How Much Do 401(k)s Cost the Treasury?
Alicia H. Munnell is a columnist for MarketWatch and director of the Center for Retirement Research at Boston College.
Contributions to 401(k) plans are treated favorably under the federal personal income tax. The government does not tax either the employee or employer contributions to these plans or the investment earnings on the contributions until the monies are withdrawn in retirement. In addition, deferral shifts income to a time of life when people have less income and thereby face a lower tax rate. This treatment significantly reduces the lifetime income taxes of those employees who receive part of their compensation in contributions to a 401(k) compared to those who receive all their money in cash wages.
This favorable treatment costs the Treasury money. Precisely how much it costs has become a hotly debated topic given the enthusiasm, in the face of large and rising deficits, for increasing revenues by cutting tax expenditures.
Historically, the federal government estimated the revenue loss on a cash basis. Under this concept, the loss is the net of two figures: 1) the revenue that would be gained from the current taxation of annual contributions and investment earnings in, say, 2010, and the amount that would be lost in 2010 from not taxing benefits in retirement, as is done currently.
While the cash flow approach is meaningful for permanent deductions and exclusions, it does not properly account for deferrals. Consider the case where annual contributions to a plan and investment earnings exactly equal withdrawals during that year. Under cash flow accounting, the revenue loss would equal zero. Yet, individuals covered by these plans enjoy the advantage of deferring taxes on contributions and investment earnings until after retirement. The problem is not that cash flow calculations overstate or understate the revenue loss; the problem is that they do not measure the benefit of deferral.

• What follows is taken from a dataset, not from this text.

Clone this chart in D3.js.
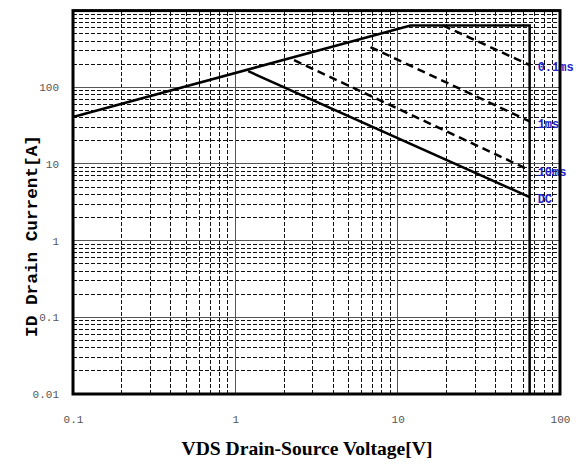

The correct way to estimate the true economic cost of the tax provisions associated with 401(k)s and similar defined contribution plans –referred to below simply as 401(k) plans – is the present value of the revenue foregone, net of the present value of future tax payments, of activities undertaken in a given year. Unfortunately, the present value estimates range from $134 billion (Table 17-4, “Tax Expenditures,” Analytic Perspectives, Budget of the United States) to $27 billion (“Retirement Savings and Tax Expenditure Estimates,” American Society of Pension Professionals & Actuaries (ASPPA), May 2011).

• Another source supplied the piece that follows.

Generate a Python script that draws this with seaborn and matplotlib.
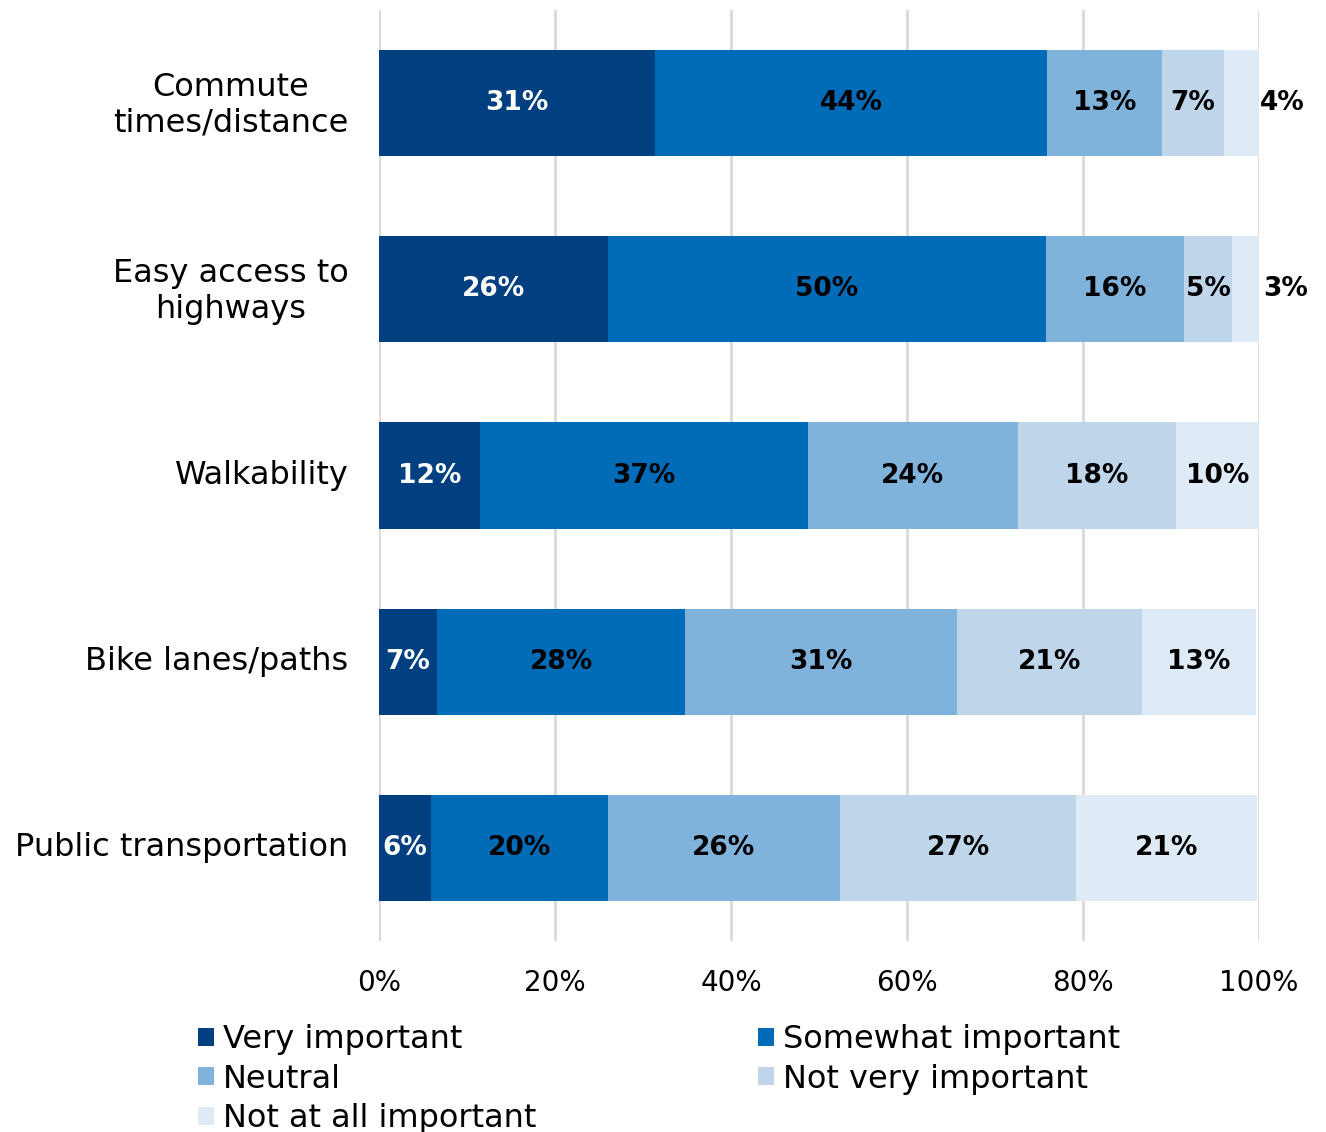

What’s a reasonable number? Our estimate, which will be discussed in next week’s blog post, is between $50 and $70 billion. Why then is the ASPPA number so low and the Budget number so high?
The ASPPA estimate is so low because the authors assume that contributions in 2010 amounted to $110 billion. However, data for 2009 from the Department of Labor Form 5500 show employer contributions of $110 billion and employee contributions of $172 billion for a total of $283 billion. So the ASPPA estimate is based on less than 40 percent of the total contributions to defined contribution plans.
The Budget number is so high for two reasons. First, it is based on IRS Statistics of Income data, which suggest 401(k) contributions 30 percent larger than the Department of Labor Form 5500. Second, the Budget calculation assumes that all 401(k) money is invested in bonds. Therefore, if the money were not in a 401(k) account – the counterfactual – it would be taxed annually at the full rate. In fact, two thirds of 401(k) assets are invested in equities where gains are taxed only when realized and both dividends and gains are taxed at a preferential rate of at most 15 percent.
In short, the ASPPA number is simply incorrect because it is based on only 40 percent of contributions. The Budget number is too high because of unrealistic assumptions. The preferences accorded 401(k) plans probably amount to between $50 and $70 billion each year, still a non-trivial sum.